With all the stress of her position, this portrait of the first lady could almost be considered flattering. But Michelle Obama instead put herself on the defensive, reproaching the press for focusing on conflict and putting her in the role of the dragon lady. “That’s been an image people have tried to paint of me since the day Barack announced [his candidacy],” she confided to the television station CBS, “that I’m some angry black woman.”

“Angry black woman”; there it is. The well-known caricature of temperamental black women. “Yet again, the first lady is being characterized as the thing women can never be: angry,” concluded editorialist Kathleen Parker in the Washington Post. This time, Michelle Obama anticipated the critique, which shows how pervasive the cliché has become. During the electoral campaign, she had to face conservative critiques, which called her patriotic pride into question.

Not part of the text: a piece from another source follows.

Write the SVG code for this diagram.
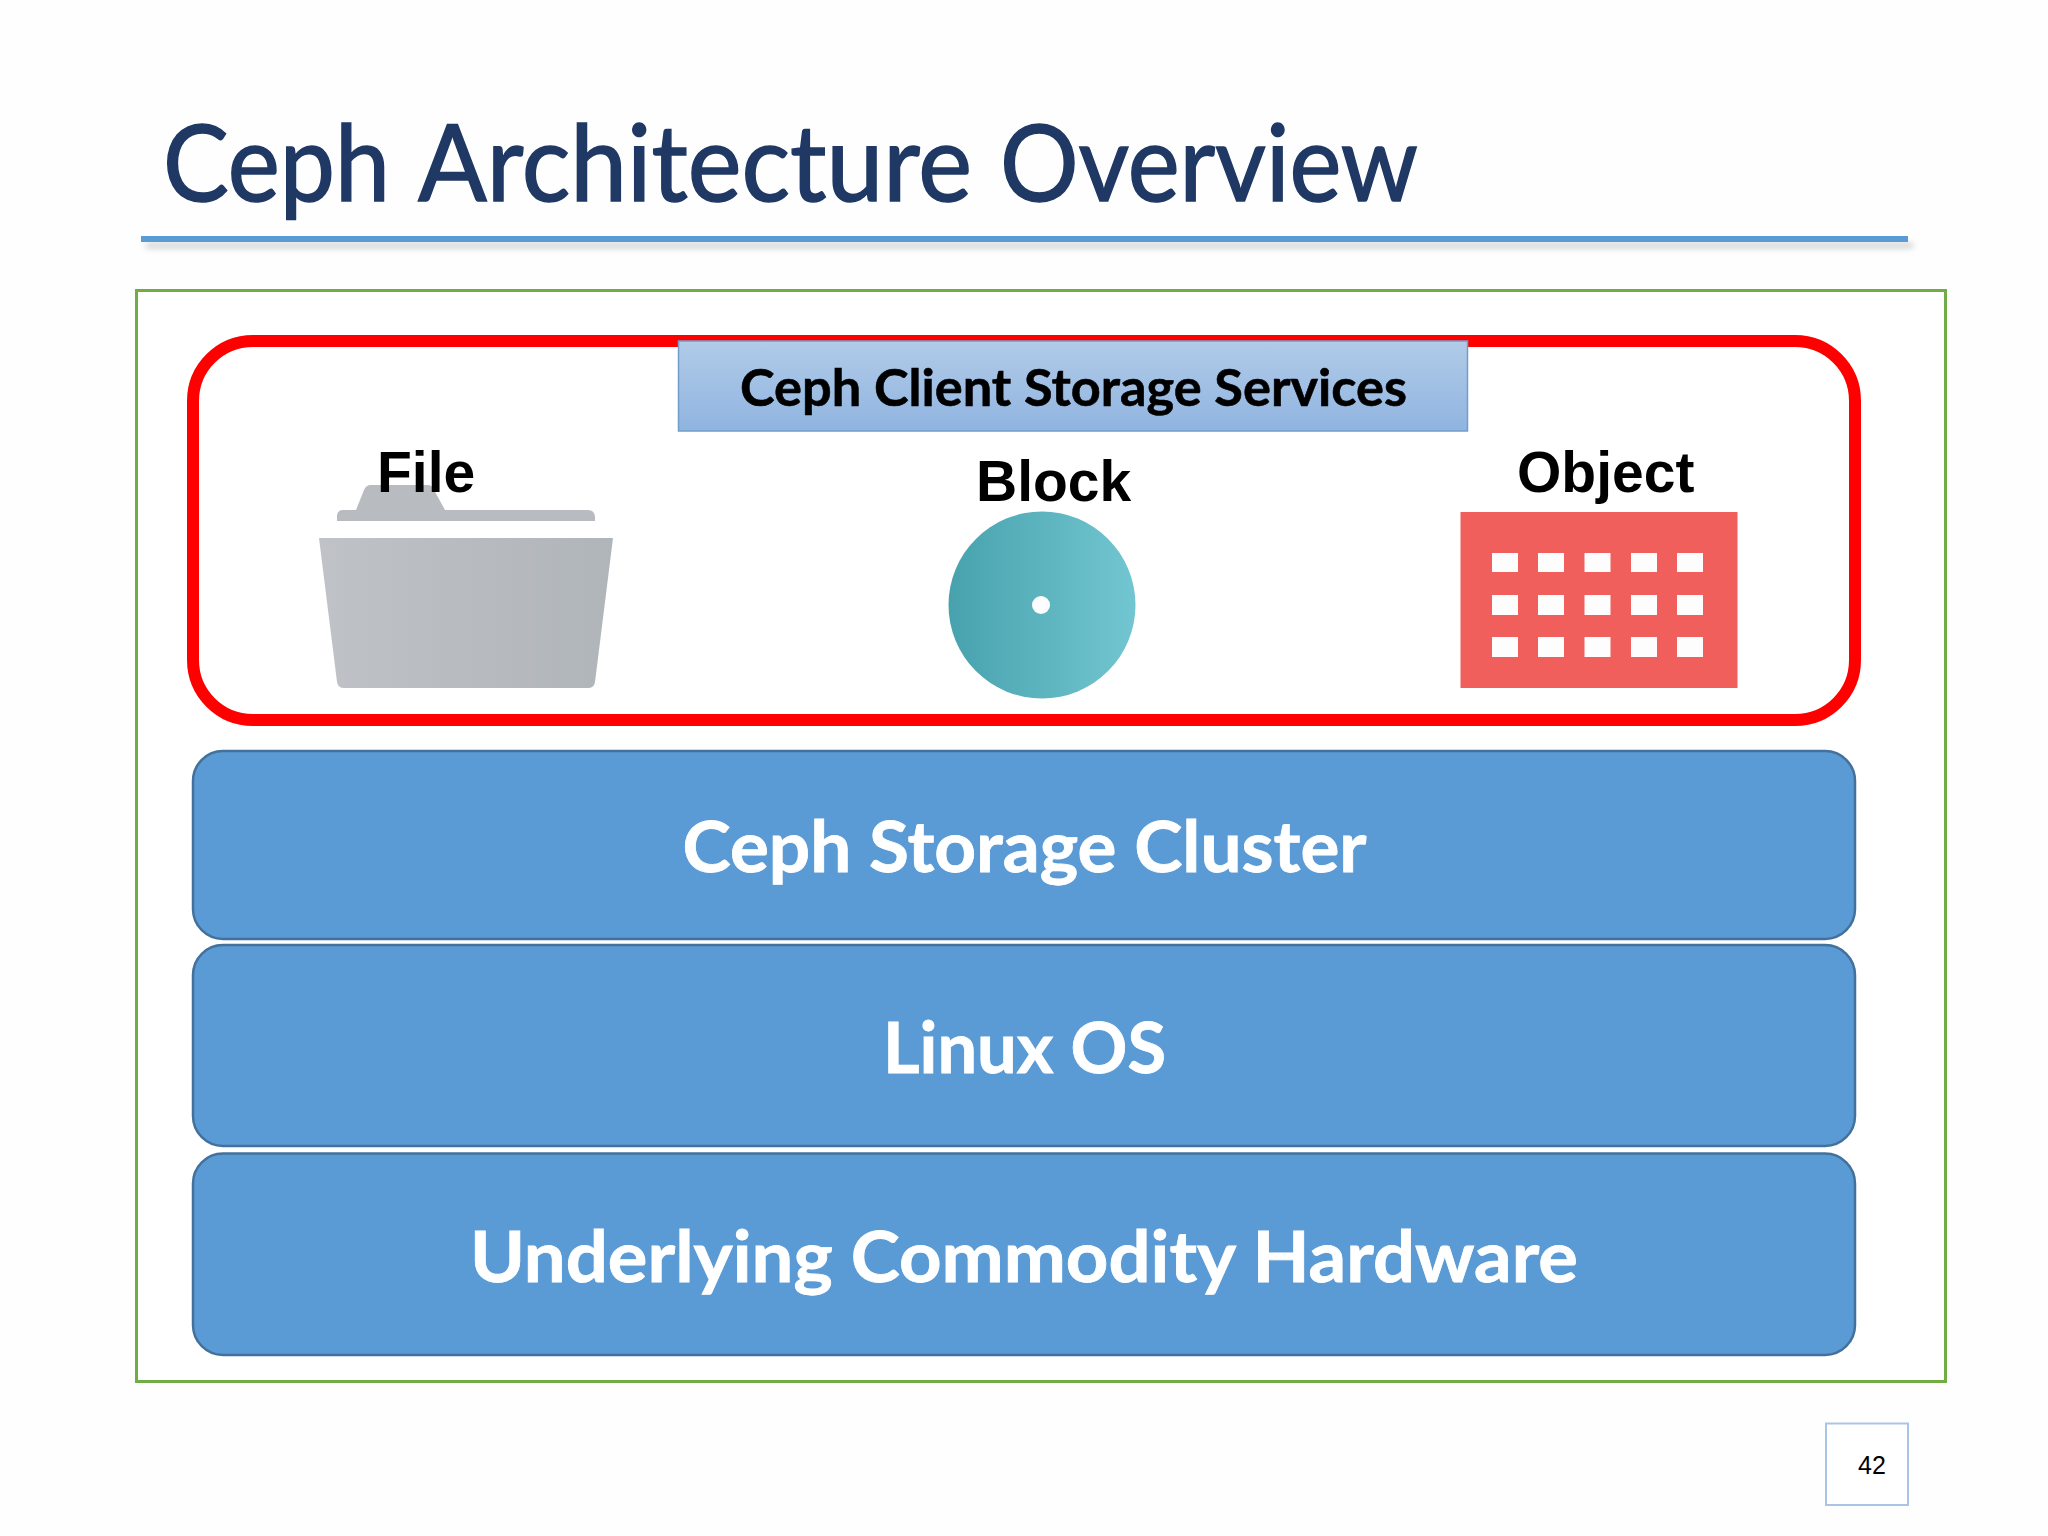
<svg xmlns="http://www.w3.org/2000/svg" width="2048" height="1536" viewBox="0 0 2048 1536">
<style>
.layer{fill:#5b9bd5;stroke:#41719c;stroke-width:2.5}
.lt{font-family:"Lato","Noto Sans",sans-serif;font-weight:700;font-size:71px;fill:#fff;stroke:#fff;stroke-width:.8}
.icon{font-family:"Liberation Sans",Arial,sans-serif;font-weight:700;font-size:57px;fill:#000}
.cell{fill:#fdfdfd}
</style>
<defs>
<linearGradient id="lbl" x1="0" y1="0" x2="0" y2="1"><stop offset="0" stop-color="#b1cbe8"/><stop offset="1" stop-color="#90b4e0"/></linearGradient>
<linearGradient id="fold" x1="0" y1="0" x2="1" y2="0"><stop offset="0" stop-color="#bfc2c7"/><stop offset="1" stop-color="#b0b5ba"/></linearGradient>
<linearGradient id="disc" x1="0" y1="0" x2="1" y2="0"><stop offset="0" stop-color="#47a2ad"/><stop offset="1" stop-color="#72c6d1"/></linearGradient>
<filter id="sh" x="-2%" y="-200%" width="104%" height="500%"><feGaussianBlur stdDeviation="3"/></filter>
</defs>
<rect width="2048" height="1536" fill="#fefefe"/>
<g id="title">
<text y="201" font-family="Lato,'Noto Sans',sans-serif" font-size="106" fill="#1f3864" stroke="#1f3864" stroke-width="1.500" lengthAdjust="spacingAndGlyphs"><tspan x="163" textLength="227" lengthAdjust="spacingAndGlyphs">Ceph</tspan> <tspan x="418" textLength="554" lengthAdjust="spacingAndGlyphs">Architecture</tspan> <tspan x="1000" textLength="418" lengthAdjust="spacingAndGlyphs">Overview</tspan></text>
<rect x="146" y="243" width="1767" height="5" fill="#9aa5a5" opacity=".55" filter="url(#sh)"/>
<rect x="141" y="236" width="1767" height="6" fill="#5b9bd5"/>
</g>
<g id="frame"><rect x="136.500" y="290.500" width="1809" height="1091" fill="#fff" stroke="#70ad47" stroke-width="3"/></g>
<g id="client-services">
<rect x="193" y="341" width="1662" height="379" rx="60" fill="#fff" stroke="#ff0000" stroke-width="12"/>
<rect x="678.500" y="341" width="789" height="90" fill="url(#lbl)" stroke="#6f9fc9" stroke-width="1.500"/>
<text x="740" y="406" font-family="Lato,'Noto Sans',sans-serif" font-weight="700" font-size="52" fill="#000" stroke="#000" stroke-width=".6" textLength="667" lengthAdjust="spacingAndGlyphs">Ceph Client Storage Services</text>
</g>
<g id="file">
<path d="M337 521V515Q338 510 343 510H356L364 490Q366 485 371 485H428Q432 485 434 490L445 510H588Q594 510 595 516V521Z" fill="#b8bcc1"/>
<path d="M319 538H613L595 682Q594 688 588 688H344Q338 688 337 682Z" fill="url(#fold)"/>
<text class="icon" x="377" y="492">File</text>
</g>
<g id="block">
<circle cx="1042" cy="605" r="93.500" fill="url(#disc)"/>
<circle cx="1041" cy="605" r="9" fill="#fdfdfd"/>
<text class="icon" x="976" y="501">Block</text>
</g>
<g id="object">
<rect x="1460.500" y="512" width="277" height="176" fill="#f15f5c"/>
<g class="cell">
<rect x="1492" y="553" width="26" height="19"/><rect x="1538" y="553" width="26" height="19"/><rect x="1584.500" y="553" width="26" height="19"/><rect x="1631" y="553" width="26" height="19"/><rect x="1677" y="553" width="26" height="19"/>
<rect x="1492" y="595" width="26" height="20"/><rect x="1538" y="595" width="26" height="20"/><rect x="1584.500" y="595" width="26" height="20"/><rect x="1631" y="595" width="26" height="20"/><rect x="1677" y="595" width="26" height="20"/>
<rect x="1492" y="637" width="26" height="20"/><rect x="1538" y="637" width="26" height="20"/><rect x="1584.500" y="637" width="26" height="20"/><rect x="1631" y="637" width="26" height="20"/><rect x="1677" y="637" width="26" height="20"/>
</g>
<text class="icon" x="1517" y="492">Object</text>
</g>
<g id="storage-cluster">
<rect class="layer" x="193" y="751" width="1662" height="188" rx="30"/>
<text class="lt" x="682.500" y="872" textLength="684" lengthAdjust="spacingAndGlyphs">Ceph Storage Cluster</text>
</g>
<g id="linux-os">
<rect class="layer" x="193" y="945" width="1662" height="201" rx="30"/>
<text class="lt" x="883" y="1073" textLength="283" lengthAdjust="spacingAndGlyphs">Linux OS</text>
</g>
<g id="hardware">
<rect class="layer" x="193" y="1153.500" width="1662" height="201.500" rx="30"/>
<text class="lt" x="470" y="1282" textLength="1108" lengthAdjust="spacingAndGlyphs">Underlying Commodity Hardware</text>
</g>
<g id="page-number">
<rect x="1826" y="1423.500" width="82" height="81.500" fill="#fff" stroke="#a9c5e6" stroke-width="2"/>
<text x="1872" y="1474" text-anchor="middle" font-family="'Liberation Sans',Arial,sans-serif" font-size="25" fill="#000">42</text>
</g>
<g id="connectors"/>
</svg>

The term “angry black woman” sparked a discussion about the situation of black women while the Obamas have been in the White House. They are hopeful and transformed, but most are still single (about 70 percent). Melissa Harris-Perry, professor of political science at Tulane University in New Orleans, La., is the author of “Sister Citizen: Shame, Stereotypes, and Black Women in America” (Yale University Press, 2011), in which she claims that representations of black women are still very stilted: A black woman is strong, and either lustful or angry. Society does not take them seriously, and as a result, they often do not take themselves seriously. A majority of black women claim that their career is their priority (68 percent compared to 48 percent of white women), evidence of the weighty past endured by working black women throughout history.

Michelle Obama is a new incarnation of the first lady. Nine out of 10 black women believe that she understands their struggles and shares their values, compared five out of 10 white women. “Every time she flawlessly performs her role as first lady just by being who she is, she shows how extraordinary and exceptional we are. She has black skin and a black build. She has a typical black girl’s hair. She’s there, like a sister,” explains Melissa Harris-Perry. “She helps us imagine a United States that embraces us and who we are.” Anger included.